Analysons la scène politique serbe telle qu’elle se présente en cette veille d’élection :

- le Parti démocratique a toutes chances de disparaître des écrans radar et, au vrai, peu de gens le regretteront ;
- les divers transfuges du « vieux parti », Boris Tadić et Čeda Jovanović, sans oublier l’indispensable Nenad Čanak, ont réuni leurs petites chapelles respectives, et s’empresseront d’aller à la soupe.

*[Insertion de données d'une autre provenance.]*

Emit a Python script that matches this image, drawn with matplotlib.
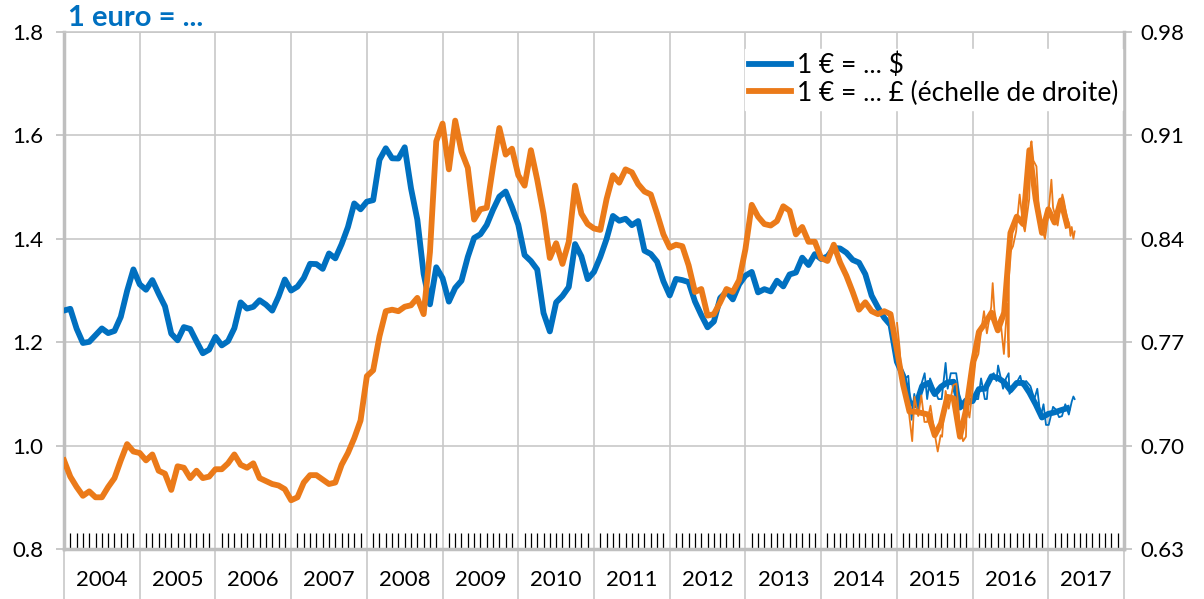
# Taux de change de l'euro : dollar (échelle de gauche) et livre sterling (échelle de droite)

import matplotlib.pyplot as plt
import matplotlib.transforms as mtransforms
import numpy as np
from datetime import date

plt.rcParams['font.family'] = ['Lato', 'DejaVu Sans']

# moyennes mensuelles, de janvier 2004 à avril 2017
usd_mensuel = [
    1.2613, 1.2646, 1.2262, 1.1985, 1.2007, 1.2138, 1.2266, 1.2176, 1.2218, 1.2490, 1.2991, 1.3408,  # 2004
    1.3119, 1.3014, 1.3201, 1.2938, 1.2694, 1.2165, 1.2037, 1.2292, 1.2256, 1.2015, 1.1786, 1.1856,  # 2005
    1.2103, 1.1938, 1.2020, 1.2271, 1.2770, 1.2650, 1.2684, 1.2811, 1.2727, 1.2611, 1.2881, 1.3213,  # 2006
    1.2999, 1.3074, 1.3242, 1.3516, 1.3511, 1.3419, 1.3716, 1.3622, 1.3896, 1.4227, 1.4684, 1.4570,  # 2007
    1.4718, 1.4748, 1.5527, 1.5751, 1.5557, 1.5553, 1.5770, 1.4975, 1.4370, 1.3322, 1.2732, 1.3449,  # 2008
    1.3239, 1.2785, 1.3050, 1.3190, 1.3650, 1.4016, 1.4088, 1.4268, 1.4562, 1.4816, 1.4914, 1.4614,  # 2009
    1.4272, 1.3686, 1.3569, 1.3406, 1.2565, 1.2209, 1.2770, 1.2894, 1.3067, 1.3898, 1.3661, 1.3220,  # 2010
    1.3360, 1.3649, 1.3999, 1.4442, 1.4349, 1.4388, 1.4264, 1.4343, 1.3770, 1.3706, 1.3556, 1.3179,  # 2011
    1.2905, 1.3224, 1.3201, 1.3162, 1.2789, 1.2526, 1.2288, 1.2400, 1.2856, 1.2974, 1.2828, 1.3119,  # 2012
    1.3288, 1.3359, 1.2964, 1.3026, 1.2982, 1.3189, 1.3080, 1.3310, 1.3348, 1.3635, 1.3493, 1.3704,  # 2013
    1.3610, 1.3659, 1.3823, 1.3813, 1.3732, 1.3592, 1.3539, 1.3316, 1.2901, 1.2673, 1.2472, 1.2331,  # 2014
    1.1621, 1.1351, 1.0838, 1.0779, 1.1150, 1.1213, 1.0996, 1.1139, 1.1221, 1.1235, 1.0736, 1.0877,  # 2015
    1.0860, 1.1093, 1.1100, 1.1339, 1.1311, 1.1229, 1.1069, 1.1212, 1.1212, 1.1026, 1.0799, 1.0543,  # 2016
    1.0614, 1.0643, 1.0685, 1.0723,                                                                  # 2017
]

gbp_mensuel = [
    0.690, 0.679, 0.672, 0.666, 0.669, 0.665, 0.665, 0.672, 0.678, 0.690, 0.701, 0.696,  # 2004
    0.695, 0.690, 0.694, 0.683, 0.681, 0.670, 0.686, 0.685, 0.678, 0.683, 0.678, 0.679,  # 2005
    0.684, 0.684, 0.688, 0.694, 0.687, 0.685, 0.688, 0.678, 0.676, 0.674, 0.673, 0.6705, # 2006
    0.663, 0.665, 0.675, 0.680, 0.680, 0.677, 0.674, 0.675, 0.687, 0.695, 0.705, 0.717,  # 2007
    0.747, 0.751, 0.774, 0.791, 0.792, 0.791, 0.794, 0.795, 0.800, 0.789, 0.831, 0.906,  # 2008
    0.918, 0.887, 0.920, 0.899, 0.888, 0.853, 0.860, 0.861, 0.889, 0.915, 0.897, 0.901,  # 2009
    0.883, 0.876, 0.900, 0.880, 0.857, 0.827, 0.837, 0.823, 0.838, 0.876, 0.857, 0.850,  # 2010
    0.847, 0.846, 0.867, 0.883, 0.878, 0.887, 0.885, 0.877, 0.872, 0.870, 0.857, 0.843,  # 2011
    0.834, 0.836, 0.835, 0.822, 0.804, 0.806, 0.788, 0.789, 0.797, 0.806, 0.804, 0.812,  # 2012
    0.833, 0.863, 0.855, 0.850, 0.849, 0.852, 0.862, 0.859, 0.843, 0.848, 0.838, 0.838,  # 2013
    0.827, 0.825, 0.836, 0.824, 0.815, 0.804, 0.792, 0.797, 0.791, 0.789, 0.791, 0.789,  # 2014
    0.765, 0.741, 0.723, 0.723, 0.722, 0.721, 0.707, 0.715, 0.733, 0.732, 0.706, 0.725,  # 2015
    0.755, 0.777, 0.783, 0.790, 0.778, 0.790, 0.844, 0.855, 0.850, 0.900, 0.867, 0.844,  # 2016
    0.860, 0.851, 0.866, 0.849,                                                          # 2017
]

# cours quotidiens (relevés) depuis 2015
usd_dates = [
    "2015-01-02", "2015-01-15", "2015-01-26", "2015-02-10", "2015-02-25", "2015-03-13", "2015-03-26",
    "2015-04-13", "2015-04-30", "2015-05-15", "2015-05-27", "2015-06-10", "2015-06-30", "2015-07-20",
    "2015-08-05", "2015-08-24", "2015-09-03", "2015-09-18", "2015-10-14", "2015-10-28", "2015-11-12",
    "2015-12-03", "2015-12-04", "2015-12-18", "2016-01-15", "2016-01-28", "2016-02-11", "2016-02-29",
    "2016-03-10", "2016-03-18", "2016-04-12", "2016-04-25", "2016-05-03", "2016-05-27", "2016-06-10",
    "2016-06-23", "2016-06-27", "2016-07-15", "2016-08-18", "2016-08-29", "2016-09-15", "2016-10-06",
    "2016-10-25", "2016-11-08", "2016-11-24", "2016-12-08", "2016-12-20", "2017-01-03", "2017-01-24",
    "2017-02-06", "2017-02-22", "2017-03-08", "2017-03-24", "2017-04-10", "2017-04-24", "2017-05-02",
    "2017-05-08",
]
usd_quotidien = [
    1.200, 1.160, 1.120, 1.130, 1.135, 1.050, 1.100,
    1.060, 1.120, 1.140, 1.090, 1.130, 1.110, 1.090,
    1.090, 1.160, 1.110, 1.140, 1.140, 1.100, 1.080,
    1.055, 1.090, 1.080, 1.090, 1.090, 1.130, 1.090,
    1.090, 1.130, 1.140, 1.125, 1.155, 1.110, 1.130,
    1.140, 1.100, 1.110, 1.135, 1.115, 1.125, 1.115,
    1.090, 1.110, 1.055, 1.080, 1.040, 1.040, 1.075,
    1.070, 1.055, 1.057, 1.080, 1.060, 1.085, 1.095,
    1.090,
]

gbp_dates = [
    "2015-01-02", "2015-01-15", "2015-01-23", "2015-02-06", "2015-02-26", "2015-03-16", "2015-03-27",
    "2015-04-14", "2015-04-29", "2015-05-14", "2015-05-27", "2015-06-12", "2015-06-30", "2015-07-17",
    "2015-07-31", "2015-08-07", "2015-08-24", "2015-09-08", "2015-09-30", "2015-10-15", "2015-10-30",
    "2015-11-16", "2015-11-30", "2015-12-04", "2015-12-17", "2015-12-31", "2016-01-15", "2016-01-29",
    "2016-02-09", "2016-02-25", "2016-03-10", "2016-03-31", "2016-04-07", "2016-04-15", "2016-04-28",
    "2016-05-13", "2016-05-31", "2016-06-16", "2016-06-23", "2016-06-24", "2016-06-30", "2016-07-14",
    "2016-07-29", "2016-08-15", "2016-08-31", "2016-09-09", "2016-09-30", "2016-10-07", "2016-10-11",
    "2016-10-20", "2016-11-04", "2016-11-15", "2016-12-01", "2016-12-15", "2016-12-30", "2017-01-16",
    "2017-01-24", "2017-02-01", "2017-02-15", "2017-03-10", "2017-03-17", "2017-03-31", "2017-04-12",
    "2017-04-18", "2017-04-24", "2017-05-02", "2017-05-08",
]
gbp_quotidien = [
    0.783, 0.765, 0.747, 0.742, 0.725, 0.703, 0.733,
    0.720, 0.734, 0.716, 0.716, 0.727, 0.710, 0.696,
    0.707, 0.706, 0.737, 0.725, 0.741, 0.742, 0.716,
    0.703, 0.706, 0.727, 0.719, 0.737, 0.757, 0.762,
    0.775, 0.791, 0.776, 0.794, 0.810, 0.792, 0.781,
    0.787, 0.762, 0.796, 0.760, 0.812, 0.831, 0.835,
    0.845, 0.870, 0.850, 0.845, 0.867, 0.903, 0.906,
    0.893, 0.889, 0.861, 0.847, 0.840, 0.855, 0.880,
    0.861, 0.857, 0.849, 0.870, 0.866, 0.855, 0.850,
    0.842, 0.848, 0.840, 0.845,
]

annees = list(range(2004, 2018))

bleu = '#0070C0'
orange = '#EB7A19'
gris = '#c8c8c8'
gris_axe = '#bfbfbf'


# conversion date -> année décimale
def annee_decimale(texte):
    d = date.fromisoformat(texte)
    debut = date(d.year, 1, 1)
    return d.year + (d - debut).days / 365.0


t_mensuel = 2004 + np.arange(len(usd_mensuel)) / 12.0
t_usd = [annee_decimale(d) for d in usd_dates]
t_gbp = [annee_decimale(d) for d in gbp_dates]

fig = plt.figure(figsize=(12.04, 5.99), dpi=100)
ax1 = fig.add_axes([64 / 1204, 1 - 549 / 599, 1060 / 1204, 517 / 599])
ax2 = ax1.twinx()

# dollar, échelle de gauche
l1, = ax1.plot(t_mensuel, usd_mensuel, color=bleu, lw=4.2, solid_joinstyle='round', zorder=3)
ax1.plot(t_usd, usd_quotidien, color=bleu, lw=1.3, zorder=3)

# livre, échelle de droite
l2, = ax2.plot(t_mensuel, gbp_mensuel, color=orange, lw=4.2, solid_joinstyle='round')
ax2.plot(t_gbp, gbp_quotidien, color=orange, lw=1.3)

ax1.set_xlim(annees[0], annees[-1] + 1)
ax1.set_ylim(0.8, 1.8)
ax2.set_ylim(0.63, 0.98)

# axe des x : séparation des années, mois en petites graduations
ax1.set_xticks(annees + [annees[-1] + 1])
mois = [a + m / 12.0 for a in annees for m in range(1, 12)]
ax1.set_xticks(mois, minor=True)
ax1.tick_params(axis='x', which='major', direction='out', length=36, width=1.2,
                color=gris, labelbottom=False)
ax1.tick_params(axis='x', which='minor', direction='in', length=11.5, width=0.9,
                color='black')

trans = mtransforms.blended_transform_factory(ax1.transData, ax1.transAxes)
for a in annees:
    ax1.text(a + 0.5, -0.06, str(a), transform=trans, ha='center', va='center',
             fontsize=16, color='black')

# axes des y
ax1.set_yticks(np.arange(0.8, 1.81, 0.2))
ax1.set_yticklabels(['%.1f' % v for v in np.arange(0.8, 1.81, 0.2)])
ax1.tick_params(axis='y', direction='out', length=6, width=1.2, color=gris_axe,
                labelsize=16, pad=9)
ax2.set_yticks(np.arange(0.63, 0.981, 0.07))
ax2.set_yticklabels(['%.2f' % v for v in np.arange(0.63, 0.981, 0.07)])
ax2.tick_params(axis='y', direction='out', length=6, width=1.2, color=gris_axe,
                labelsize=16, pad=6)

ax1.grid(True, which='major', color=gris, lw=1.2)
ax1.set_axisbelow(True)

for cote in ['left', 'bottom']:
    ax1.spines[cote].set_color(gris_axe)
    ax1.spines[cote].set_linewidth(2.5)
ax1.spines['top'].set_color(gris)
ax1.spines['top'].set_linewidth(1.2)
ax1.spines['right'].set_visible(False)
for cote in ['left', 'bottom', 'top']:
    ax2.spines[cote].set_visible(False)
ax2.spines['right'].set_color(gris_axe)
ax2.spines['right'].set_linewidth(2.5)

# légende et titre
leg = ax2.legend([l1, l2], ['1 € = ... $', '1 € = ... £ (échelle de droite)'],
                 loc='upper right', bbox_to_anchor=(1122 / 1204, 1 - 49 / 599),
                 bbox_transform=fig.transFigure, fontsize=19, frameon=True,
                 fancybox=False, borderpad=0.15, borderaxespad=0, handlelength=1.6,
                 handletextpad=0.2, labelspacing=0.08)
leg.get_frame().set_facecolor('white')
leg.get_frame().set_edgecolor('white')
leg.get_frame().set_alpha(1)

fig.text(68 / 1204, 1 - 18 / 599, '1 euro = ...', color=bleu, fontsize=21,
         fontweight='bold', ha='left', va='center')

fig.savefig('out.png', dpi=100)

Oh, ils ne convainquent plus grand monde en Serbie, ils ne servent pas à grand chose, mais il leur reste encore un semblant de crédit à l’export, qui permettront au rusé Vučić de conforter son image « pro-européenne » en les intégrant dans son gouvernement ;
 et en face, face à ce noble camp du bien, de l’Europe, du progrès et de la Serbie moderne, que restera-t-il ? Une opposition nationaliste, bigote, anti-européenne et homophobe (on le sait, un grand triangulateur comme Vučić se doit même d’a-do-rer les Gay Prides), une opposition naturellement « pro-russe ».

La Serbie sera dimanche le théâtre d’un choc des géants, la nouvelle guerre de Corée se jouera à Zemun

La communication est bien faite : les agences de presse internationales présentent déjà le morne scrutin comme un « choix » entre l’Europe et la Russie... Bref, la Serbie sera dimanche le théâtre d’un choc des géants, la nouvelle guerre de Corée se jouera à Zemun — mais cette fois-ci, on le sait quand même d’avance, le camp du Bien l’emportera.

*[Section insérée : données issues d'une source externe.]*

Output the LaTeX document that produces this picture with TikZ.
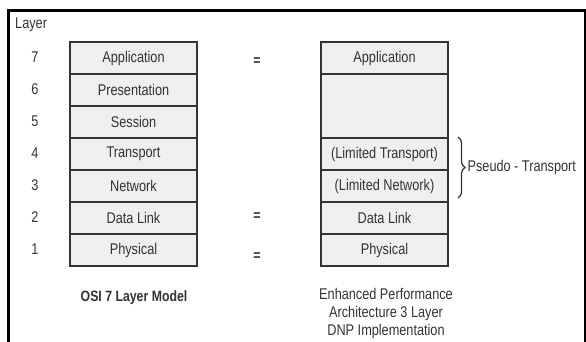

Il s’agit juste de se faire un peu peur, de se donner un petit frisson. Oh, personne ne croit en Serbie que le patron Vučić puisse être le moindrement menacé, mais il est toujours bon de dramatiser un peu les choses. Cela plaît aux ambassadeurs nouvellement nommés, aux quelques journalistes étrangers de passage qui essaient de vendre leurs papiers à leur rédaction...

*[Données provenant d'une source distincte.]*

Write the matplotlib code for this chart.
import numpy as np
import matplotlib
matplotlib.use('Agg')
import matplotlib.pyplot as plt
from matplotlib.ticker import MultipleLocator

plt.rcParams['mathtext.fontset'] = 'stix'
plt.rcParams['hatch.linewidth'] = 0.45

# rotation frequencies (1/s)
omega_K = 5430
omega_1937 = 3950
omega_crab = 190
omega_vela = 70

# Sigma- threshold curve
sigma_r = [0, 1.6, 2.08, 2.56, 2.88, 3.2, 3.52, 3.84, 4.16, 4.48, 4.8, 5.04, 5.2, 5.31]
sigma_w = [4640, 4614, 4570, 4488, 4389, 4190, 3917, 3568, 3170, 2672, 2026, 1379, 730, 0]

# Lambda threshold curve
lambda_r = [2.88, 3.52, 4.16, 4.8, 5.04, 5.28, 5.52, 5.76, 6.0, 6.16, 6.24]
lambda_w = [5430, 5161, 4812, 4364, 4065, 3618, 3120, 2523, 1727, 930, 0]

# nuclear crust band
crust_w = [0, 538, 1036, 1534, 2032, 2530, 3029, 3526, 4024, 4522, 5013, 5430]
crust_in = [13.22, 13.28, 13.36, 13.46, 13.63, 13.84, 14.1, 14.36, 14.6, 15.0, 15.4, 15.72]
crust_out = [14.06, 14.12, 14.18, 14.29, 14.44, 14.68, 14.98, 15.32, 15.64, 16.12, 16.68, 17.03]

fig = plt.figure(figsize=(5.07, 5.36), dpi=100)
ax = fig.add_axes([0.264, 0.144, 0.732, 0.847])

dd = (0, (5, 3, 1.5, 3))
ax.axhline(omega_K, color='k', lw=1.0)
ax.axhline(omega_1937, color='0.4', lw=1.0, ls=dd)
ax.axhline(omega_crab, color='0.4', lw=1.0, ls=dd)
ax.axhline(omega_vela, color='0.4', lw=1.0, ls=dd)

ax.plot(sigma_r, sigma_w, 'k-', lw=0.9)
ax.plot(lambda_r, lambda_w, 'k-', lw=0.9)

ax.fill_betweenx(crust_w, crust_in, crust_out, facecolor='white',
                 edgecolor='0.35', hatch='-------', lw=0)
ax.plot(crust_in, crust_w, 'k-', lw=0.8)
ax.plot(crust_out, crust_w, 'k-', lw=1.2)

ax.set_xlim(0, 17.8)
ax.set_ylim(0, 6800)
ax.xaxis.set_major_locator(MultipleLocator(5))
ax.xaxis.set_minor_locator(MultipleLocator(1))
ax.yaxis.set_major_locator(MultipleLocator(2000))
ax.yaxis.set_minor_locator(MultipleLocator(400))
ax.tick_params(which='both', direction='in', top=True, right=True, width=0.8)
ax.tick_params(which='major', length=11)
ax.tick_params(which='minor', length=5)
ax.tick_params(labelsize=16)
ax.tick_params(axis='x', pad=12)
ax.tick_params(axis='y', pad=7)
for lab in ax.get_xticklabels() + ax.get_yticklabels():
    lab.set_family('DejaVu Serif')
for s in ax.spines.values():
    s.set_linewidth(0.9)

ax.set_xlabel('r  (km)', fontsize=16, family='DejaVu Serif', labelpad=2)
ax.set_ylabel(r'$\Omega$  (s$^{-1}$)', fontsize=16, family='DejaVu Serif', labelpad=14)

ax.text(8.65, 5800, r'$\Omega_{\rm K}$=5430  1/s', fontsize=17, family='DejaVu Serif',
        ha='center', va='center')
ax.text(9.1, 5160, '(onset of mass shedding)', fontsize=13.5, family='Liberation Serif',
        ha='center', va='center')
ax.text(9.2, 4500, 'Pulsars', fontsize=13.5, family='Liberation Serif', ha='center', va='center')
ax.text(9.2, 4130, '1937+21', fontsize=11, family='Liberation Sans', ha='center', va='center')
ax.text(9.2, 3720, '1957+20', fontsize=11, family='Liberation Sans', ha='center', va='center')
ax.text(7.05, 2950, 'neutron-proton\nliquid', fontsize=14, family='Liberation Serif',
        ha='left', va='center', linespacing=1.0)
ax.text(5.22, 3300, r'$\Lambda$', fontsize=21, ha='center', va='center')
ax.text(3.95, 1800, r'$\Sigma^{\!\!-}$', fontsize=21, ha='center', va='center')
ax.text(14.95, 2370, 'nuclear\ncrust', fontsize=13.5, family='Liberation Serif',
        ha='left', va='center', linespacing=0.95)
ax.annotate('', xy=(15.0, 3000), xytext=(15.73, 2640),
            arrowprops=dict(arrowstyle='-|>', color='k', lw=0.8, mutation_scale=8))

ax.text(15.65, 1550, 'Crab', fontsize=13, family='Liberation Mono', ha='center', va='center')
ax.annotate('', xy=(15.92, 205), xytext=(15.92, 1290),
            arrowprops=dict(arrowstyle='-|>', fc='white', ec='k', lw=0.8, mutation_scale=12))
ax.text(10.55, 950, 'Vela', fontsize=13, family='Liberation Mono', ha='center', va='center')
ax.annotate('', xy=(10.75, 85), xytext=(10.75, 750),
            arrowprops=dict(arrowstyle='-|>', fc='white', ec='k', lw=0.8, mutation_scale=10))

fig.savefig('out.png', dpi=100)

Super-Vučić, l’homme venu du passé sombre de son propre pays, se dresse désormais face aux cosaques, aux brutes de la steppe, du Donbass et du Kouban, et il offre la Serbie et tous ses trésors à l’Occident reconnaissant. C’est beau comme de l’antique, et quel dommage que les studios de cinéma d’Avala aient été liquidés...

Pour arriver au terme de l’étonnant chemin de la triangulation, il ne suffit pas de « reprendre les meilleurs idées de tous les partis », comme faisait semblant de le croire Dick Morris, il faut inverser les rôles : il faut que Vučić puisse jouer le rôle de Zoran Đinđić, tout comme il faudrait, en France, que Manuel Valls aille distribuer des tracts du Front national à la gare RER d’Évry Val-de-Seine.

Vučić remportera les élections de dimanche, le recours à une fraude massive rendant sa victoire plus éclatante encore, et chacun se félicitera de cette « confirmation » donnée à l’orientation « pro-européenne » de la Serbie. Quant à Vojislav Šešelj, le méchant croque-mitaine nationaliste, il continuera de jouer son rôle bien utile d’épouvantail, du haut des 5, 10 ou 15% des voix qu’il obtiendra.

Notes

[2La pratique bien rôdé du « train bulgare », qui ne doit rien aux cheminots de Sofia, consiste à distribuer aux électeurs des bulletins de vote pré-remplis. Les électeurs glissent ces bulletins dans l’urne et ramènent ensuite hors du bureau de vote des bulletins vierges qui sont remplis par les « techniciens » du parti au pouvoir, puis distribués à de nouveaux électeurs.